371 A (English Syntax)
TTh 9:30-11:20
Dillon

dillon@u.washington.edu
The course provides the understanding necessary to teach English, and writing, in the schools. It focuses on the basic grammatical forms and structures of English and several approaches to describing and representing them. We will cover
* lexical categories (Parts of Speech),
* syntactic categories (such as phrases, clauses, tense, and aspect),
* semantic roles,
* grammatical relations,
* dependency relations, and
* constituent structure of the sentence.

By the end of the course, students will be able to describe most of the syntactic structures of English in several ways. In addition, students will be able analyze the cohesion of sentences in connected text. Several on-line resources will be used. Course will consist of lectures, discussion of readings, and some computer lab work. Written work will consist of two 3-4 page papers, a midterm, and final. Selected exercises from the textbooks will be part of the class preparation and participation grade. Each of these will make up about 1/5 of the final grade. Prerequisite: ENGL 370 or LING 200. Website: http://courses.washington.edu/englhtml/engl371 Text: Huddleston & Pullum, A Student’s Introduction to English Grammar.
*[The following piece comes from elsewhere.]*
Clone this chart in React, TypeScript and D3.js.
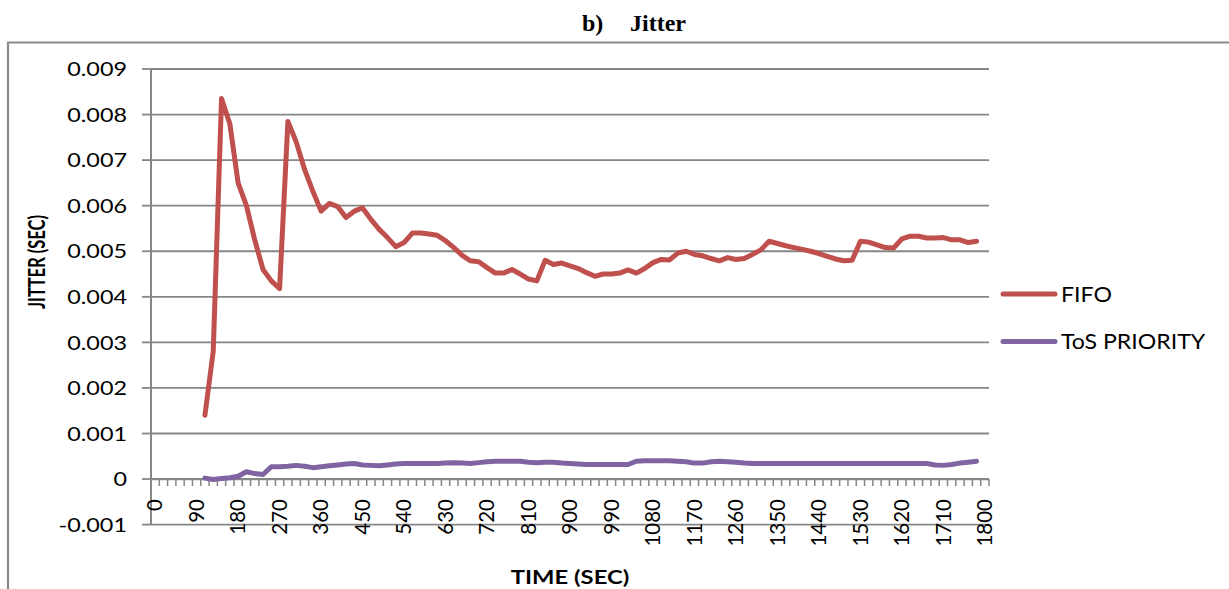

382 A (Writing for the Web)
TTh 12:30-2:20
Dillon

dillon@u.washington.edu
In this class students can expect to learn 1) how to design a web page (or set of pages) using DIVs and style sheets for layout; 2) how to analyze and evaluate a page/site for design, navigation, and content; 3) how to write
multimedia documents in HTML using images and sound; 4) how to use secondary windows; 5) how to use several of the new features of Internet Explorer 7. This is a studio course in computer lab. All work is electronic, posted to student's web site at dante. Some familiarity with Cascading Style Sheets and HTML markup is recommended. Assignments will include exercises and design problems, a group project, web site evaluation, and final project. Prerequisite: ENGL 282 (If you have not taken the prerequisite course, but you feel that you have adequate preparation (see course description above), you may make contact Professor Dillon directly for a prerequisite waiver). Contact Professor Dillon at: dillon@u.washington.edu. Additional information at http://courses.washington.edu/englhtml/engl382/.

383 A (Craft of Verse)
Mon 3:30-6:20
Triplett

ptrip@u.washington.edu
This class will consist of intensive study of various aspects of the craft of verse, including but not limited to image, narrative, syntax, sentence, line and sound. Readings in contemporary verse will be studied closely with a view toward student writing that uses emulation and imitation. Although student response will be primarily creative, a large component of the class will focus on reading as a writer. Prerequisite: ENGL 283 and 284; majors following the pre-2005 major requirements who have not taken both prerequisites should see an English adviser in A-2-B PDL for assistance in registration. Text: photocopied course packet plus two contemporary poetry books.

383 B (Craft of Verse)
TTh 1:30-2:50
Kenney

rk@u.washington.edu
Intensive study of various aspects of the craft of verse. Readings in contemporary verse and writing using emulation and imitation. ENGL majors only, Registration Period 1. Prerequisite: ENGL 283 and 284; majors following the pre-2005 major requirements who have not taken both prerequisites should see an English adviser in A-2-B PDL for assistance in registration. Texts: Parini, ed., The Wadsworth Anthology of Poetry; Ezra Pound, The ABC of Reading; Strunk & White, The Elements of Style.

384 A (Craft of Prose)
MW 12:30-1:50
Wong

homebase@u.washington.edu
Intensive study of various aspects of the craft of fiction or creative nonfiction. Readings in contemporary prose and writing using emulation and imitation. ENGL majors only, Registration Period 1. Prerequisite: ENGL 283 and 284; majors following the pre-2005 major requirements who have not taken both prerequisites should see an English adviser in A-2-B PDL for assistance in registration. Text: Francine Prose, Reading Like a Writer.